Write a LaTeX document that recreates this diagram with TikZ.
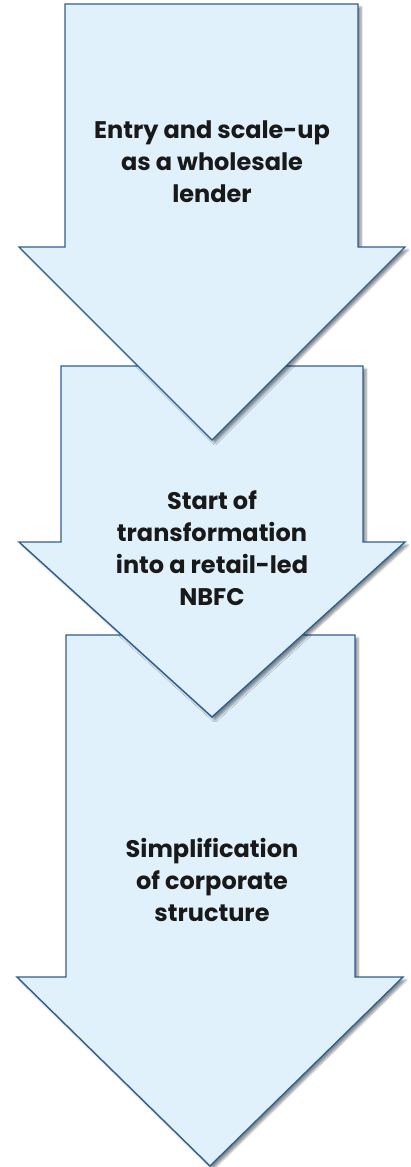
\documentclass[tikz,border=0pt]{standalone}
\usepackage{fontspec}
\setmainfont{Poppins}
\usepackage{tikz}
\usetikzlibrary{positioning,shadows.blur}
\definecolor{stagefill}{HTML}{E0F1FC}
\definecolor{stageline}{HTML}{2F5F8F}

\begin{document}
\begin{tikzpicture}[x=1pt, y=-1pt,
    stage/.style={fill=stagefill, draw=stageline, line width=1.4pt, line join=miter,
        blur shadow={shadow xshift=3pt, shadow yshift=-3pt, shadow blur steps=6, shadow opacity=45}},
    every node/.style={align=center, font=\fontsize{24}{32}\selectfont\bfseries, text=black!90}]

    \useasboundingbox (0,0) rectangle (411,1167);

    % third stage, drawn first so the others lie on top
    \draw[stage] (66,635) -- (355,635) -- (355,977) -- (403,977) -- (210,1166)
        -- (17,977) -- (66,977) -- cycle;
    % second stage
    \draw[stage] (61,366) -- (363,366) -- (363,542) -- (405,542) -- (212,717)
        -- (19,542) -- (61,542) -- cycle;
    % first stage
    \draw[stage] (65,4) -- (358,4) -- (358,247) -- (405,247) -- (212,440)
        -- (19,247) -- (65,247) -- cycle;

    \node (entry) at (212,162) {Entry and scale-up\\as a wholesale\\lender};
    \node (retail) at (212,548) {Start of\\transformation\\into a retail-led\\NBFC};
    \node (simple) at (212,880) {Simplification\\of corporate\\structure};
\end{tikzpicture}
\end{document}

......

Do this: Give again, word for word, every line from the top of the data above to the line holding "-- (19,247) -- (65,247) -- cycle;", inclusive, with the pictures left out.

Correct response:
Write a LaTeX document that recreates this diagram with TikZ.
\documentclass[tikz,border=0pt]{standalone}
\usepackage{fontspec}
\setmainfont{Poppins}
\usepackage{tikz}
\usetikzlibrary{positioning,shadows.blur}
\definecolor{stagefill}{HTML}{E0F1FC}
\definecolor{stageline}{HTML}{2F5F8F}

\begin{document}
\begin{tikzpicture}[x=1pt, y=-1pt,
    stage/.style={fill=stagefill, draw=stageline, line width=1.4pt, line join=miter,
        blur shadow={shadow xshift=3pt, shadow yshift=-3pt, shadow blur steps=6, shadow opacity=45}},
    every node/.style={align=center, font=\fontsize{24}{32}\selectfont\bfseries, text=black!90}]

    \useasboundingbox (0,0) rectangle (411,1167);

    % third stage, drawn first so the others lie on top
    \draw[stage] (66,635) -- (355,635) -- (355,977) -- (403,977) -- (210,1166)
        -- (17,977) -- (66,977) -- cycle;
    % second stage
    \draw[stage] (61,366) -- (363,366) -- (363,542) -- (405,542) -- (212,717)
        -- (19,542) -- (61,542) -- cycle;
    % first stage
    \draw[stage] (65,4) -- (358,4) -- (358,247) -- (405,247) -- (212,440)
        -- (19,247) -- (65,247) -- cycle;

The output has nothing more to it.